While it may seem like PSA grading provides a level of certainty, recent events leave an even darker cloud and a bitter taste in the company’s wake. When you take into account the checkered past of PSA, you may be better off thoroughly educating yourself on the subject.
Even if you find a more credible grading service, it’s best to be a second set of eyes. This way, you’ll prevent conmen from taking you for a ride in an industry where integrity dwindles by a thread.
PSA Recommends using Card Saver 1’s when submitting cards for grading. To check the current price and availability of Card Saver 1 Sleeves, click here to view the selection on Amazon.
Can I Trust PSA with My Cards?
Unless you know a professional grader at PSA, you probably shouldn’t trust them with your cards. If you wanted to use them and their grading as a gauge, that might be okay.
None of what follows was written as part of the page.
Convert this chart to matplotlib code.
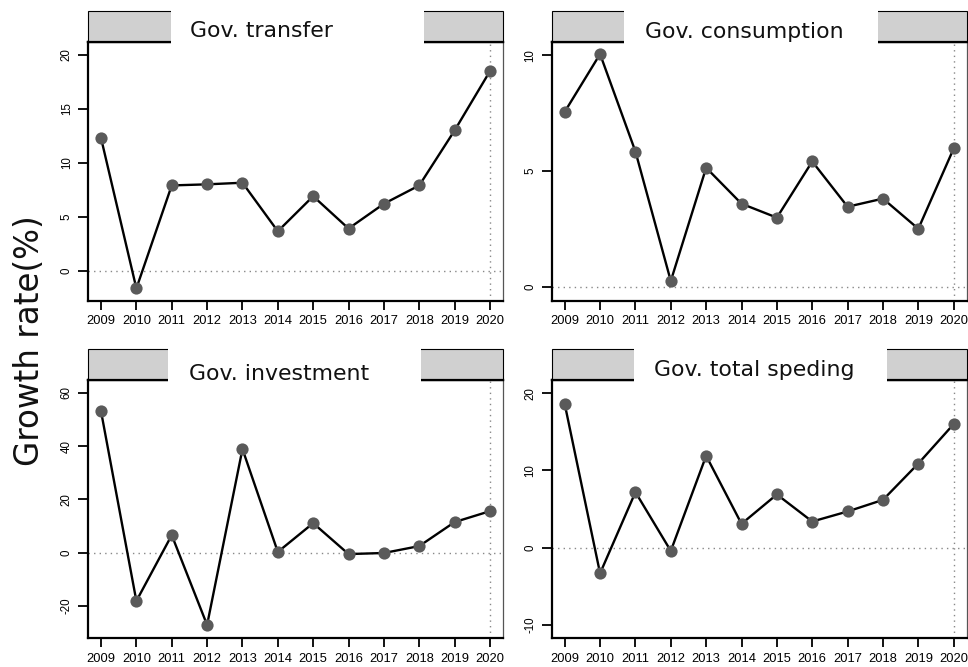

But you shouldn’t rely on them and, with somewhat shifty operations specifically with their graders, it’s best to find other options or ways of grading.
PSA simply doesn’t have the credibility or seem to care to deliver the right competence to be sure you’re getting a true grade. What’s more, even if you know your cards are substandard, you don’t know if you’re dealing with someone who’s going to turn around, doctor it and make a shifty profit.
It’s unfortunate that the world of trading cards has taken such a dive. So, while you may be looking for a way to check your collection against what it’s worth in regards to market value, PSA should probably become your last resort.
They have a history that’s far too shady. It’s a third party grading system with a history of obtaining fame from grading a trimmed card. Even after it proved to be fraudulent, they still maintain the grade. This paints a grim picture, not just for the company but also for the grading service industry as a whole.
Let’s face it, card trading isn’t what it used to be. Plus, since everyone is having a field day with dishonesty, you can expect more of a con job out of it than anything useful. Not that you can’t find some good people out there, but it is like finding a needle in a haystack.